女王アリがワーカーから変われるタイプのアリの話のようだ。女王が取り除かれるとワーカー達が争って女王になるが、そのとき、ワーカーの体内では卵巣の発達が見られる。最終的に女王アリになると、6個の卵巣が発達し、次々に卵を産む。女王アリになるとインシュリンが出ており、その信号の下流のfalの代謝が変わる。

はおさん PNAS vol119, No 34
1)リポソームに大腸菌を閉じ込めたら、リポソームが動いた話。
リポソームの中に大腸菌を閉じ込めたら、大腸菌がリポソーム本体から膜を被ったまま飛び出してきて紐状突起を形成した。そのうち、リポソーム本体もゆっくり運動した。封入個体数は1個から複数個にわたり、本体から飛び出してきて紐状の脂質チューブの先端に大腸菌がいる構造をとって、リポソーム本体も動いた。リポソームが動くときは、べん毛の束がきっちり密に束になっていたが、べん毛間に隙間がある状態だとリポソーム本体は動かなかった。瀧口さんのコメントで、法政で似たようなことやっていて、べん毛が1本のサルモネラ菌だと動かず、クラミドモナスだと動いた、そうである。これらの観察とコメントの結果から、べん毛モーターの駆動力が液中に伝搬してリポソーム本体が動くためには、べん毛の束にある一定のかたさ(剛性)と一定数のモーター(力の大きさ)、の両方が必要なことを示唆しています。

2)タイトジャンクションのオクルディンのS408のリン酸化の話。
オクルディンはタイトジャンクション特有のタンパクの一つであり、S408のリン酸化により、細胞骨格(Fアクチン?)との相互作用するZO-1との相互作用が変わり(NMR測定)、また細胞壁中での流動性も変わる(FRAP)し、タイトジャンクションのイオンの透過性も変わる。

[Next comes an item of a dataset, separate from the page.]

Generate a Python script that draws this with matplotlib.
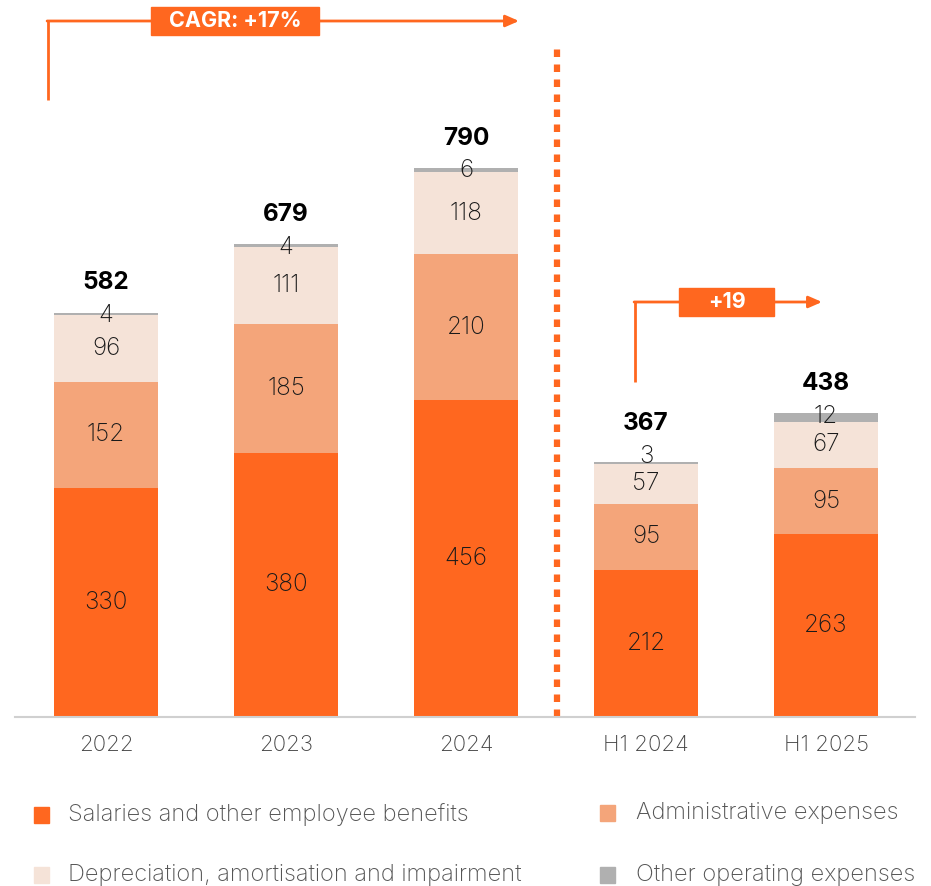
import matplotlib
matplotlib.use("Agg")
import matplotlib.pyplot as plt
from matplotlib.patches import Rectangle
import numpy as np

plt.rcParams['font.family'] = ['Inter', 'DejaVu Sans']

categories = ["2022", "2023", "2024", "H1 2024", "H1 2025"]
salaries = [330, 380, 456, 212, 263]
admin = [152, 185, 210, 95, 95]
deprec = [96, 111, 118, 57, 67]
other = [4, 4, 6, 3, 12]
totals = [582, 679, 790, 367, 438]
series_names = ["Salaries and other employee benefits", "Administrative expenses",
                "Depreciation, amortisation and impairment", "Other operating expenses"]
cagr_label = "CAGR: +17%"
delta_label = "+19"

colors = ["#FF671F", "#F4A57A", "#F5E3D8", "#B0B0B0"]
ORANGE = "#FF671F"

W, H = 931, 886
fig = plt.figure(figsize=(W/100, H/100), dpi=100)
ax = fig.add_axes([15/W, (H-717)/H, 900/W, 717/H])
px_per_unit = 0.695
ax.set_ylim(0, 717/px_per_unit)
ax.set_xlim((15-106)/180, (915-106)/180)

x = np.arange(len(categories))
bw = 104/180
bottom = np.zeros(len(categories))
series = [salaries, admin, deprec, other]
prev_centers = np.zeros(len(categories))
other_label_y = np.zeros(len(categories))
for vals, c in zip(series, colors):
    ax.bar(x, vals, bw, bottom=bottom, color=c, linewidth=0)
    centers = bottom + np.array(vals)/2
    for i, v in enumerate(vals):
        if c == colors[3]:
            yv = max(bottom[i] + v - 4, prev_centers[i] + 40)
            other_label_y[i] = yv
        else:
            yv = centers[i]
        ax.text(x[i], yv, str(v), ha='center', va='center', fontsize=17.5, color='#1a1a1a',
                fontweight='light')
    prev_centers = centers
    bottom += np.array(vals)

for i, t in enumerate(totals):
    ax.text(x[i], max(t + 42, other_label_y[i] + 47), str(t), ha='center', va='center',
            fontsize=17.5, fontweight='bold', color='#000000')

for s in ['top', 'right', 'left']:
    ax.spines[s].set_visible(False)
ax.spines['bottom'].set_color('#D0D0D0')
ax.spines['bottom'].set_linewidth(1.5)
ax.set_yticks([])
ax.set_xticks(x)
ax.set_xticklabels(categories, fontsize=16, color='#444444', fontweight='light')
ax.tick_params(axis='x', length=0, pad=13)

# dotted separator
sep_x = (557-106)/180
ax.plot([sep_x, sep_x], [0, (717-42)/px_per_unit], color=ORANGE, lw=4.5,
        linestyle=(0, (1.2, 1.2)), solid_capstyle='butt', clip_on=False)

def dx(px):
    return (px - 106)/180

def dy(py):
    return (717 - py)/px_per_unit

def arrow_bracket(x0, ybot, ytop, xend, label, box_x0, box_x1, fs):
    ax.plot([x0, x0], [ybot, ytop], color=ORANGE, lw=2, clip_on=False, solid_capstyle='butt')
    ax.annotate('', xy=(xend, ytop), xytext=(x0 - 0.005, ytop),
                arrowprops=dict(arrowstyle='-|>,head_length=0.8,head_width=0.35',
                                color=ORANGE, lw=2, shrinkA=0, shrinkB=0),
                annotation_clip=False)
    bh = 28/px_per_unit
    ax.add_patch(Rectangle((box_x0, ytop - bh/2), box_x1 - box_x0, bh,
                           color=ORANGE, clip_on=False, zorder=3))
    ax.text((box_x0 + box_x1)/2, ytop, label, ha='center', va='center', color='white',
            fontsize=fs, fontweight='bold', zorder=4)

arrow_bracket(dx(48), dy(100), dy(21), dx(519), cagr_label, dx(151), dx(319), 15.5)
arrow_bracket(dx(635), dy(382), dy(302), dx(822), delta_label, dx(679), dx(774), 15.5)

# legend
leg_pos = [(34, 815, 68), (600, 813, 636), (34, 875, 68), (600, 875, 636)]
for (mx, my, tx), name, c in zip(leg_pos, series_names, colors):
    fig.patches.append(Rectangle((mx/W, (H - my - 8)/H), 15/W, 16/H, color=c,
                                 transform=fig.transFigure, figure=fig))
    fig.text(tx/W, (H - my)/H, name, ha='left', va='center', fontsize=17, color='#555555',
             fontweight='light')

fig.savefig("out.png", dpi=100)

オクルディンは生物界に広く分布している。

3)マウスの樹状突起細胞クロマチン構造、折り畳み構造の話。
樹状突起細胞の分化中でのDNAの折り畳み具合を測定した。ホルマリン固定してマッピング。樹状細胞が幹細胞から分化していくに従い、クロスリンク位置が変わっていった。これはエンハンサーなどが次に来るべきシグナルに準備して、結合位置を変え、DNAの折り畳み位置を変えているからクロスリンク位置が変わることが原因と考えられた。次を予想?して準備していると感じました。